Suppose we have a $M/M/1$ queue with arrival rate $\lambda$, service rate $\mu$, and $\lambda<\mu$. Suppose also that there are initially $k$ people in the queue.
I want to find the exact probability that there are $n$ people in the queue at time $t$, for arbitrary $n$ and $t$. How can I do so? (Of course, as $t\rightarrow \infty$ the probability approaches the invariant distribution, but I am really only interested in the exact probability here.)
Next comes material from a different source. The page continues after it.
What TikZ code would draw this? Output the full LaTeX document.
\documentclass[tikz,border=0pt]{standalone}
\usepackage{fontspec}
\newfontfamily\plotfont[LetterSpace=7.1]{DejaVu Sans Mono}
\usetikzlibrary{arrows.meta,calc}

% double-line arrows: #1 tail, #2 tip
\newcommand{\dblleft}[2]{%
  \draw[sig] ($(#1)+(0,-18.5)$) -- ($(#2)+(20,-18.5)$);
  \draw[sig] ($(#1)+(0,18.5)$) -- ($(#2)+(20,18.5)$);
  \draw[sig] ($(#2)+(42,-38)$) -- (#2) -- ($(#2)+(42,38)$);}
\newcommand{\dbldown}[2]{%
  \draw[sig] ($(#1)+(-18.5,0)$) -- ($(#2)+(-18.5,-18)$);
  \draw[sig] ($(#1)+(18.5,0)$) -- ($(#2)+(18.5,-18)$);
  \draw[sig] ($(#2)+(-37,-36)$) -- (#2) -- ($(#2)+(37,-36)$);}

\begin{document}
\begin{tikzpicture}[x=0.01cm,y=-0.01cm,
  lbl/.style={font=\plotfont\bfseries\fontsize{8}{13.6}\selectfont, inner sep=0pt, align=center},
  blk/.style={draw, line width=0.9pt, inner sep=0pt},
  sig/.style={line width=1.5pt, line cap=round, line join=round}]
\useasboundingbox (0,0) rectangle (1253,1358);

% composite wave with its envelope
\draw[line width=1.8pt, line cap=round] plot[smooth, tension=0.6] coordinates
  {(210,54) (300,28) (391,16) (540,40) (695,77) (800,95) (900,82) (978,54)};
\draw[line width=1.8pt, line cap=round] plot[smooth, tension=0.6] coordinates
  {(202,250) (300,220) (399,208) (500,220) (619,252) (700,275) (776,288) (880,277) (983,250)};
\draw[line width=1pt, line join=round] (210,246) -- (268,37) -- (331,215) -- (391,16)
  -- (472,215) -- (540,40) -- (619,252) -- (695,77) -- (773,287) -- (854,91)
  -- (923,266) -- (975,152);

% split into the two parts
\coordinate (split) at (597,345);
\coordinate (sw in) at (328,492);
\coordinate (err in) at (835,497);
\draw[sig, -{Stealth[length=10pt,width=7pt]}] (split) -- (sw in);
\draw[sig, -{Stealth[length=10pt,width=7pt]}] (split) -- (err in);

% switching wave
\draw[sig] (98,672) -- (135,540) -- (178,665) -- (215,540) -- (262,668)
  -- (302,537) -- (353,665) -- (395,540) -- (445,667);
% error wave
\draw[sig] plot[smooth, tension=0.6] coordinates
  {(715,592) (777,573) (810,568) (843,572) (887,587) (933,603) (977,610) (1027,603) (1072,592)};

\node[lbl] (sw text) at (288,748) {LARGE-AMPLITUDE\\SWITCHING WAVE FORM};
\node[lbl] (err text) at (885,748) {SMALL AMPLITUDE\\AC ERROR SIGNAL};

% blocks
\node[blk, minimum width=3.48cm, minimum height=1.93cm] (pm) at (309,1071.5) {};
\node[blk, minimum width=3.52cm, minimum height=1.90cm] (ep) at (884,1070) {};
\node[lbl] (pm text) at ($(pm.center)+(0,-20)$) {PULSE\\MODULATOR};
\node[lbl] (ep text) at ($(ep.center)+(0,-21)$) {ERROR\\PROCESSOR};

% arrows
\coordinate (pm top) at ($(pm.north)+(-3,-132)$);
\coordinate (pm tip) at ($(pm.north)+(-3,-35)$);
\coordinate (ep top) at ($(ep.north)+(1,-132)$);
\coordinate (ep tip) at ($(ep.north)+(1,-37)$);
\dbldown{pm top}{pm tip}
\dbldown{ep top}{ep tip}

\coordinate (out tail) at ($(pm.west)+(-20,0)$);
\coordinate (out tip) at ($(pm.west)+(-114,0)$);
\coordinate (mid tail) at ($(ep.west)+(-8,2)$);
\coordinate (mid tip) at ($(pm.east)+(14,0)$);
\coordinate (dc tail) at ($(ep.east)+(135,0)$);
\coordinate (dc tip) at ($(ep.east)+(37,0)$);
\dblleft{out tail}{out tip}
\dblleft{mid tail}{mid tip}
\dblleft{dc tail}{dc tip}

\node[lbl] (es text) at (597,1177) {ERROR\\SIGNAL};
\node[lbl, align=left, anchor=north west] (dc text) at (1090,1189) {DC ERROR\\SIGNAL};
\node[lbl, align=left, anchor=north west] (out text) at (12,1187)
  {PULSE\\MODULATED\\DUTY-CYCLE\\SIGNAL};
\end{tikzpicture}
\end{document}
This is covered in Wikipedia's M/M/1 queue article, it is the transient solution of the model. You're looking for
$$p_n(t)=e^{-(\lambda+\mu)t} \left[ \rho^{\frac{n-k}{2}} I_{n-k}(at) + \rho^{\frac{n-k-1}{2}} I_{n+k+1}(at) + (1-\rho) \rho^{n} \sum_{j=n+k+2}^{\infty} \rho^{-j/2}I_j(at) \right]$$
where $p_n(t)$ is the probability that there are $n$ customers in the queue at time $t$. $\rho=\lambda/\mu$, $a=2\sqrt{\lambda\mu}$ and $I_{n}$ is the modified Bessel function of the first kind.
Note the notation in the article is slightly different to yours, in particular $k$ is different.